Entries supplied >>
↓
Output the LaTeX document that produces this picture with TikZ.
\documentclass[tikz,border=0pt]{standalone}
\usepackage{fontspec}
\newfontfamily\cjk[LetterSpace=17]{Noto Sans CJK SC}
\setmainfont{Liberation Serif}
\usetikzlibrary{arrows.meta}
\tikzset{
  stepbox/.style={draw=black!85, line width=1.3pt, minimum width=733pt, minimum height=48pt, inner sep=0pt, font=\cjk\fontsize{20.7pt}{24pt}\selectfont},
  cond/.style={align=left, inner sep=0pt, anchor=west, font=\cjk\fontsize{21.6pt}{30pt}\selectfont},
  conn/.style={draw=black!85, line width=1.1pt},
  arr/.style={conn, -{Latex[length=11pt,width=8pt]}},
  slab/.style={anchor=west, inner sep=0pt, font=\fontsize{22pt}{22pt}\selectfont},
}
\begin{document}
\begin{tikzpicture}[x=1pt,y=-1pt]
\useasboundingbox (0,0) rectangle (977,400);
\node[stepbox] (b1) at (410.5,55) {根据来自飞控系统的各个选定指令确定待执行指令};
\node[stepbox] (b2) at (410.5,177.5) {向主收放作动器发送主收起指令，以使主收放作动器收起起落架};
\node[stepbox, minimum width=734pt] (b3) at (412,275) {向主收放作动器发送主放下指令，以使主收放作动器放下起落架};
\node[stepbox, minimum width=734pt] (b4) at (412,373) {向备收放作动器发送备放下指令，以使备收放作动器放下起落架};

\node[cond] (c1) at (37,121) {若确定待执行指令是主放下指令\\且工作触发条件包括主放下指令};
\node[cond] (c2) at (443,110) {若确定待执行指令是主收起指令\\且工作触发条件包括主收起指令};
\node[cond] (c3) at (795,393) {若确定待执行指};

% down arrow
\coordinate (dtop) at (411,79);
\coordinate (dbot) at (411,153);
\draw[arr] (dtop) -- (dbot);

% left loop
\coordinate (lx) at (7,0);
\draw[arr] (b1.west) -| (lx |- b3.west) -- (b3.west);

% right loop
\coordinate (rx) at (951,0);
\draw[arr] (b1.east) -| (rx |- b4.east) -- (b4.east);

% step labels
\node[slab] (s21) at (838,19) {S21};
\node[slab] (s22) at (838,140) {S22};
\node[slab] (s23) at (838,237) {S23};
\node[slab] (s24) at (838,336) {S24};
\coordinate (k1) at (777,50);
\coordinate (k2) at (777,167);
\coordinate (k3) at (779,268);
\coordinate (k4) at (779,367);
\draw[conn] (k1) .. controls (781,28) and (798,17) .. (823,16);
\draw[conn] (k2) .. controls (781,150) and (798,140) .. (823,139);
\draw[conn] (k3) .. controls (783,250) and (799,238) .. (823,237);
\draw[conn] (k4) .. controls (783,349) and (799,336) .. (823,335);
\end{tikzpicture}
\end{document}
↑
↓
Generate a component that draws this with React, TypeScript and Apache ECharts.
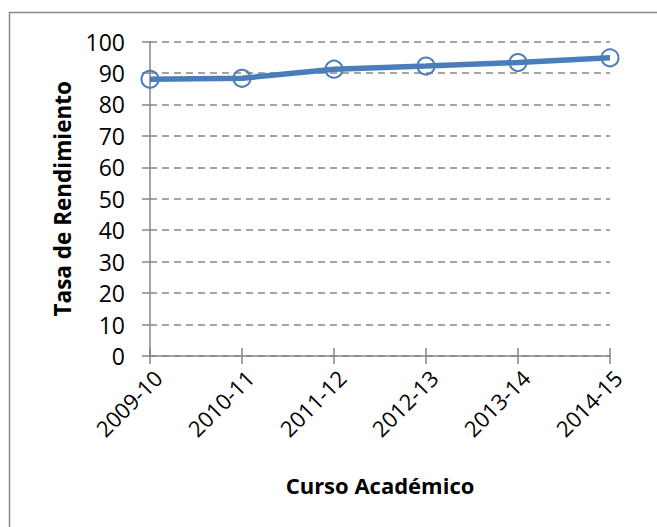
↑
The exercise >>
Only the number is needed: state how many lines in the listing contain "with".

Task output >>
2